• [INSTRUCTION]:
Print all of the data exactly as written.

══════

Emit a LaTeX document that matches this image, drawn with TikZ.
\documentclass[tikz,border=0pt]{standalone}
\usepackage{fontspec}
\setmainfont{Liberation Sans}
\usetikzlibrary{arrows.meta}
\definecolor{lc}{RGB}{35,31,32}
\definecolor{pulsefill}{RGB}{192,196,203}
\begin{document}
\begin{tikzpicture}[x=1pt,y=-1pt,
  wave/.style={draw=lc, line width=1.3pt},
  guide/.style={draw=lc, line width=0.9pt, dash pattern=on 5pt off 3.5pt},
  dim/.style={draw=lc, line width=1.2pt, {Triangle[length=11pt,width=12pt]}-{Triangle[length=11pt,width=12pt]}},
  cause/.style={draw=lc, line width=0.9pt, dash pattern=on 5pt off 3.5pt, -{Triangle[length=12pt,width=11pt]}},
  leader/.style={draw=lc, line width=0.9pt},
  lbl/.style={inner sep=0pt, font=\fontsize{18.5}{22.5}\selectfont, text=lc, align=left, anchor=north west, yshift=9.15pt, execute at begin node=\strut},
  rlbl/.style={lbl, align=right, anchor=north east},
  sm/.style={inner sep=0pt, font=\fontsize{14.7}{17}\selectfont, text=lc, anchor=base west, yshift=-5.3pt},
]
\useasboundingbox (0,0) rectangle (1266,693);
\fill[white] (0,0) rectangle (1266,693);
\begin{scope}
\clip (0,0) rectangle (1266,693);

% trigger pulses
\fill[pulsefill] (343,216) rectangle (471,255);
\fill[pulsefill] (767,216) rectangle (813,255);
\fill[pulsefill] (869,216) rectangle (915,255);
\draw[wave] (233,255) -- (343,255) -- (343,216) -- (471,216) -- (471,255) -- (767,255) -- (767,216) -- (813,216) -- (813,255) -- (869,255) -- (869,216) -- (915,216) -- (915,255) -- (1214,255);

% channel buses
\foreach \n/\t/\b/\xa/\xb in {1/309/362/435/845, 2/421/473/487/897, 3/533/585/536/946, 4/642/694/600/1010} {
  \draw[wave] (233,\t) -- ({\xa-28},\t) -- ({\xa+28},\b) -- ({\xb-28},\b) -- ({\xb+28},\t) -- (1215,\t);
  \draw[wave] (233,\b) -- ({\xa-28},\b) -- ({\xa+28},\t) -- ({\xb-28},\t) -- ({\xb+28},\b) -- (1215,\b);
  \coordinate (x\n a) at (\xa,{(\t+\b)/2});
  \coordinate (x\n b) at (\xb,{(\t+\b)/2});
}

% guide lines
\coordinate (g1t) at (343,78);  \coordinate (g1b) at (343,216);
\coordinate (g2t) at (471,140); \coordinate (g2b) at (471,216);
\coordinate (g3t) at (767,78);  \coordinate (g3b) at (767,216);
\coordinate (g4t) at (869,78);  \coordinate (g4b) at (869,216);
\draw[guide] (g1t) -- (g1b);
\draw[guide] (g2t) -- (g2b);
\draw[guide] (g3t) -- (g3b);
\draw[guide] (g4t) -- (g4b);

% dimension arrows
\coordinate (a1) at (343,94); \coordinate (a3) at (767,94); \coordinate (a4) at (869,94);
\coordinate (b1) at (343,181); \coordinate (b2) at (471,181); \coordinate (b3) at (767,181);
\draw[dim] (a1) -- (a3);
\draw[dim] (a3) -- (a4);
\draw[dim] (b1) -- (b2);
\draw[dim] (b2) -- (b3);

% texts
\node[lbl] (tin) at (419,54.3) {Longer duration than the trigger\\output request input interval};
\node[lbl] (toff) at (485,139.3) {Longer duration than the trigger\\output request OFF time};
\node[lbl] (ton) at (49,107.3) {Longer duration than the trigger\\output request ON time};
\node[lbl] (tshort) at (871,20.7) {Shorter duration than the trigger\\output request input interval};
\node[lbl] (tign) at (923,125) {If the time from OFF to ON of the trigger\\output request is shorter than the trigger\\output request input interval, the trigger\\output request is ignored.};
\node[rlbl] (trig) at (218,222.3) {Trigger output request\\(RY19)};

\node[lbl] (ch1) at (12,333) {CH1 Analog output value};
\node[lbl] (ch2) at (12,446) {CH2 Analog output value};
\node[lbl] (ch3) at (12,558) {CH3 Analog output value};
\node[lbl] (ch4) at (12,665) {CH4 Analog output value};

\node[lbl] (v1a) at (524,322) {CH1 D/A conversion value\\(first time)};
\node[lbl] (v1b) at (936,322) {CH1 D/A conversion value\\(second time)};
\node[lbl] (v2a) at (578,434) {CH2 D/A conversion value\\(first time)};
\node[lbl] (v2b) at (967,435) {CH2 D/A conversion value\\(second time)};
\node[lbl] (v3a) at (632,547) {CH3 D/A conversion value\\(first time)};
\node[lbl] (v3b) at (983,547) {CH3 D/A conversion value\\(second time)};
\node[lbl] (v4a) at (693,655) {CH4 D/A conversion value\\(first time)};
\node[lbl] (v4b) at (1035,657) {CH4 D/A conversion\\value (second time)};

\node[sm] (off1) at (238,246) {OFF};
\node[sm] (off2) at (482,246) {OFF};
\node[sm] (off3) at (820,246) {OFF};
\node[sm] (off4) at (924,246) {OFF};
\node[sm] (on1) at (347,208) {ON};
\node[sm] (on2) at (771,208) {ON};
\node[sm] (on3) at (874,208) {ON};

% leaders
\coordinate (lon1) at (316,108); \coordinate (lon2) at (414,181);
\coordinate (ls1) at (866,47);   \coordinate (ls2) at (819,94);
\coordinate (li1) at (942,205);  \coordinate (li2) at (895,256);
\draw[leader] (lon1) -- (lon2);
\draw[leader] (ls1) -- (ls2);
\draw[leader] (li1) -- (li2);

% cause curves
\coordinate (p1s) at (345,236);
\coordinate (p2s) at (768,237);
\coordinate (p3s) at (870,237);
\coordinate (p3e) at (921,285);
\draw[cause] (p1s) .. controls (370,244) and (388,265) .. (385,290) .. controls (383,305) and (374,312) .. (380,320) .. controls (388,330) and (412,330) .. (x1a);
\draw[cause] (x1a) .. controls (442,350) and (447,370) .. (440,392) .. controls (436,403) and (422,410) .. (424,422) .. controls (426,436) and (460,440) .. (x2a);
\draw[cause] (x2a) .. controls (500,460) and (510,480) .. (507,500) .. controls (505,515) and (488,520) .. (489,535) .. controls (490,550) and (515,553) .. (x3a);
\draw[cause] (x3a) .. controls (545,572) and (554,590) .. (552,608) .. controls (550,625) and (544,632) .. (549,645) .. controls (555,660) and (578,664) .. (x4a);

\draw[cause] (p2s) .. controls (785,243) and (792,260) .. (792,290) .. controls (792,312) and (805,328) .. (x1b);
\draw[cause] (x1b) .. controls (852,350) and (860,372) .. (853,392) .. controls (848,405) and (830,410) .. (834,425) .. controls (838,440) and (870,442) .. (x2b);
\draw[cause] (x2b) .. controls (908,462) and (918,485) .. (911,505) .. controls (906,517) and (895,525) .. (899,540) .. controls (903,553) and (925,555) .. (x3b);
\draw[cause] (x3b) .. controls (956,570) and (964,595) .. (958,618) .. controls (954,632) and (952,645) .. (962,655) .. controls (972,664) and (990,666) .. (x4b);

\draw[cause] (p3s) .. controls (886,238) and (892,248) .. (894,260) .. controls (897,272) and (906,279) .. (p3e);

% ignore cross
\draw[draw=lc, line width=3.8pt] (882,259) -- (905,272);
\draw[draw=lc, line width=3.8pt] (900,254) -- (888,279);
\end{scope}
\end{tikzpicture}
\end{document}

══════

• [SOLUTION FOR THIS EXERCISE]:
Emit a LaTeX document that matches this image, drawn with TikZ.
\documentclass[tikz,border=0pt]{standalone}
\usepackage{fontspec}
\setmainfont{Liberation Sans}
\usetikzlibrary{arrows.meta}
\definecolor{lc}{RGB}{35,31,32}
\definecolor{pulsefill}{RGB}{192,196,203}
\begin{document}
\begin{tikzpicture}[x=1pt,y=-1pt,
  wave/.style={draw=lc, line width=1.3pt},
  guide/.style={draw=lc, line width=0.9pt, dash pattern=on 5pt off 3.5pt},
  dim/.style={draw=lc, line width=1.2pt, {Triangle[length=11pt,width=12pt]}-{Triangle[length=11pt,width=12pt]}},
  cause/.style={draw=lc, line width=0.9pt, dash pattern=on 5pt off 3.5pt, -{Triangle[length=12pt,width=11pt]}},
  leader/.style={draw=lc, line width=0.9pt},
  lbl/.style={inner sep=0pt, font=\fontsize{18.5}{22.5}\selectfont, text=lc, align=left, anchor=north west, yshift=9.15pt, execute at begin node=\strut},
  rlbl/.style={lbl, align=right, anchor=north east},
  sm/.style={inner sep=0pt, font=\fontsize{14.7}{17}\selectfont, text=lc, anchor=base west, yshift=-5.3pt},
]
\useasboundingbox (0,0) rectangle (1266,693);
\fill[white] (0,0) rectangle (1266,693);
\begin{scope}
\clip (0,0) rectangle (1266,693);

% trigger pulses
\fill[pulsefill] (343,216) rectangle (471,255);
\fill[pulsefill] (767,216) rectangle (813,255);
\fill[pulsefill] (869,216) rectangle (915,255);
\draw[wave] (233,255) -- (343,255) -- (343,216) -- (471,216) -- (471,255) -- (767,255) -- (767,216) -- (813,216) -- (813,255) -- (869,255) -- (869,216) -- (915,216) -- (915,255) -- (1214,255);

% channel buses
\foreach \n/\t/\b/\xa/\xb in {1/309/362/435/845, 2/421/473/487/897, 3/533/585/536/946, 4/642/694/600/1010} {
  \draw[wave] (233,\t) -- ({\xa-28},\t) -- ({\xa+28},\b) -- ({\xb-28},\b) -- ({\xb+28},\t) -- (1215,\t);
  \draw[wave] (233,\b) -- ({\xa-28},\b) -- ({\xa+28},\t) -- ({\xb-28},\t) -- ({\xb+28},\b) -- (1215,\b);
  \coordinate (x\n a) at (\xa,{(\t+\b)/2});
  \coordinate (x\n b) at (\xb,{(\t+\b)/2});
}

% guide lines
\coordinate (g1t) at (343,78);  \coordinate (g1b) at (343,216);
\coordinate (g2t) at (471,140); \coordinate (g2b) at (471,216);
\coordinate (g3t) at (767,78);  \coordinate (g3b) at (767,216);
\coordinate (g4t) at (869,78);  \coordinate (g4b) at (869,216);
\draw[guide] (g1t) -- (g1b);
\draw[guide] (g2t) -- (g2b);
\draw[guide] (g3t) -- (g3b);
\draw[guide] (g4t) -- (g4b);

% dimension arrows
\coordinate (a1) at (343,94); \coordinate (a3) at (767,94); \coordinate (a4) at (869,94);
\coordinate (b1) at (343,181); \coordinate (b2) at (471,181); \coordinate (b3) at (767,181);
\draw[dim] (a1) -- (a3);
\draw[dim] (a3) -- (a4);
\draw[dim] (b1) -- (b2);
\draw[dim] (b2) -- (b3);

% texts
\node[lbl] (tin) at (419,54.3) {Longer duration than the trigger\\output request input interval};
\node[lbl] (toff) at (485,139.3) {Longer duration than the trigger\\output request OFF time};
\node[lbl] (ton) at (49,107.3) {Longer duration than the trigger\\output request ON time};
\node[lbl] (tshort) at (871,20.7) {Shorter duration than the trigger\\output request input interval};
\node[lbl] (tign) at (923,125) {If the time from OFF to ON of the trigger\\output request is shorter than the trigger\\output request input interval, the trigger\\output request is ignored.};
\node[rlbl] (trig) at (218,222.3) {Trigger output request\\(RY19)};

\node[lbl] (ch1) at (12,333) {CH1 Analog output value};
\node[lbl] (ch2) at (12,446) {CH2 Analog output value};
\node[lbl] (ch3) at (12,558) {CH3 Analog output value};
\node[lbl] (ch4) at (12,665) {CH4 Analog output value};

\node[lbl] (v1a) at (524,322) {CH1 D/A conversion value\\(first time)};
\node[lbl] (v1b) at (936,322) {CH1 D/A conversion value\\(second time)};
\node[lbl] (v2a) at (578,434) {CH2 D/A conversion value\\(first time)};
\node[lbl] (v2b) at (967,435) {CH2 D/A conversion value\\(second time)};
\node[lbl] (v3a) at (632,547) {CH3 D/A conversion value\\(first time)};
\node[lbl] (v3b) at (983,547) {CH3 D/A conversion value\\(second time)};
\node[lbl] (v4a) at (693,655) {CH4 D/A conversion value\\(first time)};
\node[lbl] (v4b) at (1035,657) {CH4 D/A conversion\\value (second time)};

\node[sm] (off1) at (238,246) {OFF};
\node[sm] (off2) at (482,246) {OFF};
\node[sm] (off3) at (820,246) {OFF};
\node[sm] (off4) at (924,246) {OFF};
\node[sm] (on1) at (347,208) {ON};
\node[sm] (on2) at (771,208) {ON};
\node[sm] (on3) at (874,208) {ON};

% leaders
\coordinate (lon1) at (316,108); \coordinate (lon2) at (414,181);
\coordinate (ls1) at (866,47);   \coordinate (ls2) at (819,94);
\coordinate (li1) at (942,205);  \coordinate (li2) at (895,256);
\draw[leader] (lon1) -- (lon2);
\draw[leader] (ls1) -- (ls2);
\draw[leader] (li1) -- (li2);

% cause curves
\coordinate (p1s) at (345,236);
\coordinate (p2s) at (768,237);
\coordinate (p3s) at (870,237);
\coordinate (p3e) at (921,285);
\draw[cause] (p1s) .. controls (370,244) and (388,265) .. (385,290) .. controls (383,305) and (374,312) .. (380,320) .. controls (388,330) and (412,330) .. (x1a);
\draw[cause] (x1a) .. controls (442,350) and (447,370) .. (440,392) .. controls (436,403) and (422,410) .. (424,422) .. controls (426,436) and (460,440) .. (x2a);
\draw[cause] (x2a) .. controls (500,460) and (510,480) .. (507,500) .. controls (505,515) and (488,520) .. (489,535) .. controls (490,550) and (515,553) .. (x3a);
\draw[cause] (x3a) .. controls (545,572) and (554,590) .. (552,608) .. controls (550,625) and (544,632) .. (549,645) .. controls (555,660) and (578,664) .. (x4a);

\draw[cause] (p2s) .. controls (785,243) and (792,260) .. (792,290) .. controls (792,312) and (805,328) .. (x1b);
\draw[cause] (x1b) .. controls (852,350) and (860,372) .. (853,392) .. controls (848,405) and (830,410) .. (834,425) .. controls (838,440) and (870,442) .. (x2b);
\draw[cause] (x2b) .. controls (908,462) and (918,485) .. (911,505) .. controls (906,517) and (895,525) .. (899,540) .. controls (903,553) and (925,555) .. (x3b);
\draw[cause] (x3b) .. controls (956,570) and (964,595) .. (958,618) .. controls (954,632) and (952,645) .. (962,655) .. controls (972,664) and (990,666) .. (x4b);

\draw[cause] (p3s) .. controls (886,238) and (892,248) .. (894,260) .. controls (897,272) and (906,279) .. (p3e);

% ignore cross
\draw[draw=lc, line width=3.8pt] (882,259) -- (905,272);
\draw[draw=lc, line width=3.8pt] (900,254) -- (888,279);
\end{scope}
\end{tikzpicture}
\end{document}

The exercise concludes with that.